**Task prompt**
Copy from the first line below down to and including the line with "0.405, 0.45, 0.503];". Skip the pictures.
======
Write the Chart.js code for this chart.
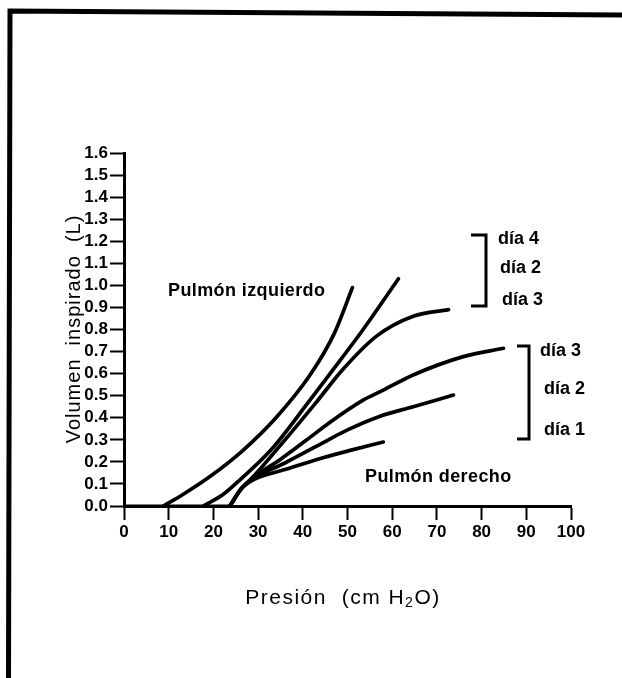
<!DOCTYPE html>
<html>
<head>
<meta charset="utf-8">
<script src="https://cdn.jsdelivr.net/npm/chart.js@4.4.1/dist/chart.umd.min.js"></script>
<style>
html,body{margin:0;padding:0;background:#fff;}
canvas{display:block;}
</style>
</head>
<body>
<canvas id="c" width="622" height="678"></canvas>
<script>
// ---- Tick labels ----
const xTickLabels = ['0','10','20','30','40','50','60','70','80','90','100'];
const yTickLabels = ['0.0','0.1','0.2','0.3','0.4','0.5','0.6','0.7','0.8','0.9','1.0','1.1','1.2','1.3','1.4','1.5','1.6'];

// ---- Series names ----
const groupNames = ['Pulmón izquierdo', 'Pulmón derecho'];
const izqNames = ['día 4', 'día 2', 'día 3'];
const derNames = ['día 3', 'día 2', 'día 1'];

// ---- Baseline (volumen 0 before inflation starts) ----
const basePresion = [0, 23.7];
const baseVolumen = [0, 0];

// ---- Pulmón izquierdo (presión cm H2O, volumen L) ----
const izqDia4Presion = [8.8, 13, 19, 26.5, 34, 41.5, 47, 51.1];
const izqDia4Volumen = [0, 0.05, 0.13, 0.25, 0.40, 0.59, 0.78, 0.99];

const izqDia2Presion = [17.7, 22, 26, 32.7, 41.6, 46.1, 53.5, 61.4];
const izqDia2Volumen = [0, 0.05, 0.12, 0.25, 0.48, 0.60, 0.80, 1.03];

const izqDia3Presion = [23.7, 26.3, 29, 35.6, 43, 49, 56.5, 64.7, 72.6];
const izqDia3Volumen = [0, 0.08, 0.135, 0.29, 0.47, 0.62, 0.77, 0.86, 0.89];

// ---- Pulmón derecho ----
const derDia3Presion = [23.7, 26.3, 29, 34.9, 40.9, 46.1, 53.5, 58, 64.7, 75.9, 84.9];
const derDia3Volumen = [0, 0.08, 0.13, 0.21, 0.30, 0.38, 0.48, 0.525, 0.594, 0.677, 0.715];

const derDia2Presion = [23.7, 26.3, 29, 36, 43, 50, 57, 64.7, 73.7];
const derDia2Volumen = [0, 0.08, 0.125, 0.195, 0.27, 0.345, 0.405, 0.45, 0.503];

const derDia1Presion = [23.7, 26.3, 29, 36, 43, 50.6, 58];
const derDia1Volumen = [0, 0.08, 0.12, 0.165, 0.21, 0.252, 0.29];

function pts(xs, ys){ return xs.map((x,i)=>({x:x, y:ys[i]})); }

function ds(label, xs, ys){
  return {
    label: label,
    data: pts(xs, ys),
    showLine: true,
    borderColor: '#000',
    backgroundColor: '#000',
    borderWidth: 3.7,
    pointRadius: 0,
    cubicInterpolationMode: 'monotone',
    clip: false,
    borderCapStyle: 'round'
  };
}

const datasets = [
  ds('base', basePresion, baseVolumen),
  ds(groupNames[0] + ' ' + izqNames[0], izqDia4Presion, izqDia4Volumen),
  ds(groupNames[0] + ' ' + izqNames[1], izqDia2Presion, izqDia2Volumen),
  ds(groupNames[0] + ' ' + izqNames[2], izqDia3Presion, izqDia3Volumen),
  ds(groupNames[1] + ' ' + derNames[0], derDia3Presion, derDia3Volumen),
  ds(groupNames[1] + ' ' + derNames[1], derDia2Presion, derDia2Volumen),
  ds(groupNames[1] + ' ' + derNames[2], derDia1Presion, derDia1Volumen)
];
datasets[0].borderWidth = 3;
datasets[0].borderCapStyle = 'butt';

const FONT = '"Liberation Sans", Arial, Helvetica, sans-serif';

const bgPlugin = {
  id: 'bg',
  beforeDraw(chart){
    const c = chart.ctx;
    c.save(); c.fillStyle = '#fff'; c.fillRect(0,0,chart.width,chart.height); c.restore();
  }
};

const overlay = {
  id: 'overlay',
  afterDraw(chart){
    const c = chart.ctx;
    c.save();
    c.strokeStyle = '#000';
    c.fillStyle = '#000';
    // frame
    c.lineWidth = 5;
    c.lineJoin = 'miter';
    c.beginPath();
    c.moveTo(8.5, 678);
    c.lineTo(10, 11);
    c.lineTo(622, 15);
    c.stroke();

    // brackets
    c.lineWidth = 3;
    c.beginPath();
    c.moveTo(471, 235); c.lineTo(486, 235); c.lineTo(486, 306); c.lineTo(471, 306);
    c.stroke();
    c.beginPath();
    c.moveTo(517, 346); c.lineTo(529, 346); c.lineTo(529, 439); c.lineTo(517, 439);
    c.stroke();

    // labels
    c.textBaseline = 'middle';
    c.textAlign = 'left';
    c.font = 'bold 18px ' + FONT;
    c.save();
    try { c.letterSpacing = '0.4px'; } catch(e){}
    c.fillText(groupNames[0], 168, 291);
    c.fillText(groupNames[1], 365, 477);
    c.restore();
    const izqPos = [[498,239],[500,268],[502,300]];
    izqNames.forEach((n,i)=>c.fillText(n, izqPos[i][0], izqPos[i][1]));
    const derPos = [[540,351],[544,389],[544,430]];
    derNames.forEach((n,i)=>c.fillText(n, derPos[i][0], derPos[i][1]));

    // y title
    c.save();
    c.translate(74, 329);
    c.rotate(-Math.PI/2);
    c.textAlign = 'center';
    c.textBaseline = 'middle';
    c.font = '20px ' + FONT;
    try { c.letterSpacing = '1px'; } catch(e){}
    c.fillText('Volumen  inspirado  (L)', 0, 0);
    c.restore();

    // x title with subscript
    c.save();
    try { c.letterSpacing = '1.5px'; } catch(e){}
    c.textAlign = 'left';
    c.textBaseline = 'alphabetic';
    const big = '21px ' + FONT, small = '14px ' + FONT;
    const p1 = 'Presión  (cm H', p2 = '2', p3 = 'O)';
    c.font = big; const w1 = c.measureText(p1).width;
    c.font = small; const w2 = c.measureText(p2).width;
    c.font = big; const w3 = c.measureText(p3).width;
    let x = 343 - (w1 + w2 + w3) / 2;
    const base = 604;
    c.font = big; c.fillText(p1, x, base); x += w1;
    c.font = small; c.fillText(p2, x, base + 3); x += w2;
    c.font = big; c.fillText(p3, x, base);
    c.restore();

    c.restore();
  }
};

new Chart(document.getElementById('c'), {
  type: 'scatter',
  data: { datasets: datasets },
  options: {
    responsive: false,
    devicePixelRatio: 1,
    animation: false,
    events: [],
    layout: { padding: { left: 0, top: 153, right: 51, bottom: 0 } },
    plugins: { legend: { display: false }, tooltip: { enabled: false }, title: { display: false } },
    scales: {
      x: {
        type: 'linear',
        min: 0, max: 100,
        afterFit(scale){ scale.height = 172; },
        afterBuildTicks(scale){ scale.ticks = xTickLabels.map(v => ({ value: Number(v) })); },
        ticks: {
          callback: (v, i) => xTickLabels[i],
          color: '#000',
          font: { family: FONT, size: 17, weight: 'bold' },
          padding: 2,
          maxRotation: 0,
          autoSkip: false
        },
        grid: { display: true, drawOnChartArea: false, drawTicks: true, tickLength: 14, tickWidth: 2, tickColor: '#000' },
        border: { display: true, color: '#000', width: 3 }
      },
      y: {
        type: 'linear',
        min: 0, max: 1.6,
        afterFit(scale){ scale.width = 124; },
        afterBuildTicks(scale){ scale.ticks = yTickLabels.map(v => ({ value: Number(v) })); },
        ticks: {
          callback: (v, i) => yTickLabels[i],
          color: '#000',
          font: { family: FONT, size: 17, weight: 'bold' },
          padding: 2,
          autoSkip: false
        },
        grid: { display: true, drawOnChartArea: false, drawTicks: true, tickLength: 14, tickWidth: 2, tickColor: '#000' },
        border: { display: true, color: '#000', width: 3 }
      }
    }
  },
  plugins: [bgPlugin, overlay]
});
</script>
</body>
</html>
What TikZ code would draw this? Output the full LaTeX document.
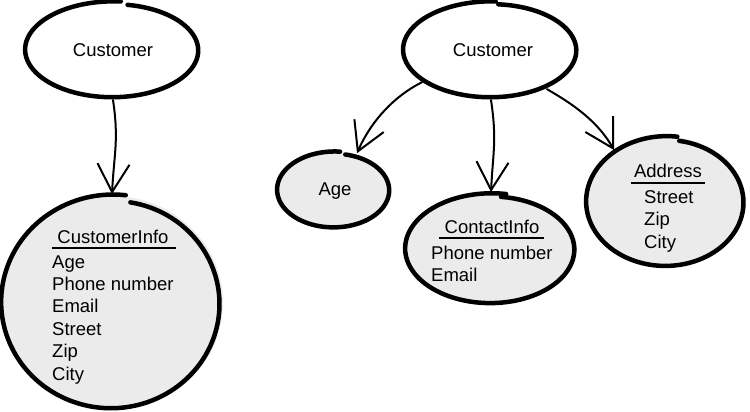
======
**Solution to the problem**
Write the Chart.js code for this chart.
<!DOCTYPE html>
<html>
<head>
<meta charset="utf-8">
<script src="https://cdn.jsdelivr.net/npm/chart.js@4.4.1/dist/chart.umd.min.js"></script>
<style>
html,body{margin:0;padding:0;background:#fff;}
canvas{display:block;}
</style>
</head>
<body>
<canvas id="c" width="622" height="678"></canvas>
<script>
// ---- Tick labels ----
const xTickLabels = ['0','10','20','30','40','50','60','70','80','90','100'];
const yTickLabels = ['0.0','0.1','0.2','0.3','0.4','0.5','0.6','0.7','0.8','0.9','1.0','1.1','1.2','1.3','1.4','1.5','1.6'];

// ---- Series names ----
const groupNames = ['Pulmón izquierdo', 'Pulmón derecho'];
const izqNames = ['día 4', 'día 2', 'día 3'];
const derNames = ['día 3', 'día 2', 'día 1'];

// ---- Baseline (volumen 0 before inflation starts) ----
const basePresion = [0, 23.7];
const baseVolumen = [0, 0];

// ---- Pulmón izquierdo (presión cm H2O, volumen L) ----
const izqDia4Presion = [8.8, 13, 19, 26.5, 34, 41.5, 47, 51.1];
const izqDia4Volumen = [0, 0.05, 0.13, 0.25, 0.40, 0.59, 0.78, 0.99];

const izqDia2Presion = [17.7, 22, 26, 32.7, 41.6, 46.1, 53.5, 61.4];
const izqDia2Volumen = [0, 0.05, 0.12, 0.25, 0.48, 0.60, 0.80, 1.03];

const izqDia3Presion = [23.7, 26.3, 29, 35.6, 43, 49, 56.5, 64.7, 72.6];
const izqDia3Volumen = [0, 0.08, 0.135, 0.29, 0.47, 0.62, 0.77, 0.86, 0.89];

// ---- Pulmón derecho ----
const derDia3Presion = [23.7, 26.3, 29, 34.9, 40.9, 46.1, 53.5, 58, 64.7, 75.9, 84.9];
const derDia3Volumen = [0, 0.08, 0.13, 0.21, 0.30, 0.38, 0.48, 0.525, 0.594, 0.677, 0.715];

const derDia2Presion = [23.7, 26.3, 29, 36, 43, 50, 57, 64.7, 73.7];
const derDia2Volumen = [0, 0.08, 0.125, 0.195, 0.27, 0.345, 0.405, 0.45, 0.503];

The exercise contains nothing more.